The Treeline is an Arts Council England funded visual art commission program linking artists with academics, asking if artists can create a real state change in culture, a re-visioning of social value structures. If art is at the heart of our understanding of social values, can artists working with ecological aesthetics bridge the gap between knowledge and belief. Can artists and the art that they make re-vision the world’s value structure towards nature, the environment and the planet’s resources, to create a real state of emergency, to work with scientists to create a real state change in culture.

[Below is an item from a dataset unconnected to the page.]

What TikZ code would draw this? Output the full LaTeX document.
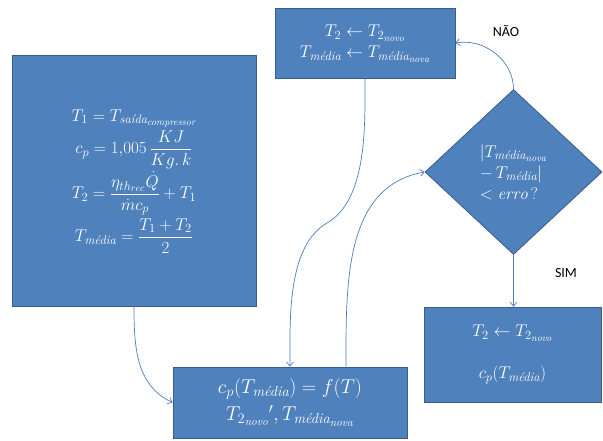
\RequirePackage{fix-cm}
\documentclass[tikz,border=0pt]{standalone}
\usepackage{amsmath}
\usepackage{fontspec}
\newfontfamily\rotulofont{Carlito}
\usetikzlibrary{shapes.geometric,arrows.meta}

\definecolor{azulcaixa}{RGB}{79,129,189}
\definecolor{azulborda}{RGB}{56,93,138}
\definecolor{azullinha}{RGB}{74,126,187}

% indices maiores, como na fonte original
\DeclareMathSizes{17}{17}{12.5}{10}
\DeclareMathSizes{20}{20}{14.5}{11.5}

\newcommand{\tmed}{T_{\textit{média}}}
\newcommand{\tmednova}{T_{\textit{média}_{\textit{nova}}}}
\newcommand{\tdoisnovo}{T_{2_{\textit{novo}}}}

\begin{document}
\begin{tikzpicture}[x=1pt, y=-1pt,
    caixa/.style={draw=azulborda, fill=azulcaixa, text=white, line width=0.8pt,
                  inner sep=0pt, align=center},
    losango/.style={caixa, diamond},
    seta/.style={draw=azullinha, line width=0.7pt, -{Straight Barb[length=4pt, width=7pt]}},
    rotulo/.style={font=\rotulofont\fontsize{14}{16}\selectfont}]

    % --- area do desenho ---
    \useasboundingbox (0,0) rectangle (603,441);

    % --- dados iniciais ---
    \node[caixa, minimum width=244pt, minimum height=251pt,
          font=\fontsize{17}{19}\selectfont] (ini) at (134,180.5)
        {\raisebox{10pt}{\begin{tabular}{c}
         $T_1 = T_{\textit{saída}_{\textit{compressor}}}$\\ \noalign{\vskip3pt}
         $c_p = 1{,}005\,\dfrac{KJ}{Kg.\,k}$\\ \noalign{\vskip3pt}
         $T_2 = \dfrac{\eta_{th_{rec}}\dot{Q}}{\dot{m}c_p} + T_1$\\ \noalign{\vskip3pt}
         $\tmed = \dfrac{T_1 + T_2}{2}$
         \end{tabular}}};

    % --- calculo de c_p ---
    \node[caixa, minimum width=234pt, minimum height=71pt,
          font=\fontsize{20}{23}\selectfont] (calc) at (290,402.5)
        {$c_p(\tmed) = f(T)$\\[4pt] $\tdoisnovo{}^{\prime},\tmednova$};

    % --- atualizacao ---
    \node[caixa, minimum width=180pt, minimum height=70pt,
          font=\fontsize{17}{21}\selectfont] (atual) at (365,43)
        {\raisebox{-4pt}{\begin{tabular}{c}
         $T_2 \leftarrow \tdoisnovo$\\
         $\tmed \leftarrow \tmednova$
         \end{tabular}}};

    % --- teste de convergencia ---
    \node[losango, minimum width=177pt, minimum height=165pt, align=left,
          font=\fontsize{17}{21}\selectfont] (teste) at (513.5,172)
        {$|\tmednova$\\ $-\,\tmed|$\\ $<\mathit{erro}\,?$};

    % --- resultado ---
    \node[caixa, minimum width=177pt, minimum height=95pt,
          font=\fontsize{17}{20}\selectfont] (fim) at (512.5,354.5)
        {$T_2 \leftarrow \tdoisnovo$\\[22pt] $c_p(\tmed)$};

    % --- rotulos ---
    \node[rotulo] (nao) at (506,31) {NÃO};
    \node[rotulo] (sim) at (566,273) {SIM};

    % --- conectores ---
    \coordinate (dobra) at (327,223);
    \draw[seta] (ini.south) to[out=-90, in=155] (calc.west);
    \draw[seta] (atual.south) to[out=-90, in=30, looseness=0.8] (dobra)
                to[out=210, in=90, looseness=0.8] (calc.north);
    \draw[seta] ([xshift=56pt]calc.north) to[out=90, in=190] (teste.west);
    \draw[seta] (teste.north) to[out=90, in=10] (atual.east);
    \draw[seta] (teste.south) -- (teste.south |- fim.north);

\end{tikzpicture}
\end{document}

I’ve worked as an artist in the world of climate change for 15 years and have been part of many discussions… In moments of despair, it feels like art can’t begin to touch what needs to be done. At other times, it feels like the creative world can open out the conversation and facts in a way that transcends science and also doesn’t alienate or intimidate the casual or lay audience. Michèle Noach, Norwegian Environmental activist & artist based in London, working as a writer on Treeline.
What is the link between the patriarchy and ecocide?
This division between nature and culture is a central component of modern aesthetics. The concept of disinterest that announces itself during the 18th century….signifies exactly this kind of categorical division between culture and civilisation, governed by our desires and interests, and the natural realm that is conceived as a counterpoint, as something outside our human concerns. There is something deeply problematic about this categorical division.’ Fredriksson, A. ‘Environmental Aesthetics Beyond the Dialectics of Interest and Disinterest.
’Why? Fredriksson writes, ‘our understanding of nature…makes us forget the whole story of our natural life-form.’ This forgetting enables an overview whereby other humans as well as natural forms are treated as external, or as environment, enabling their categorisation as, for example, resource. Could natural scenes be a prompt for alternative perspectives or ditching the model of perspective itself which separates the viewer’s eye from the scene observed? Or would that elinate the distancing, which, in modern aesthetics, is the location of criticality.’
Malcolm Miles. Eco-Aesthetics- Art, Literature and Architecture in a period of Climate Change.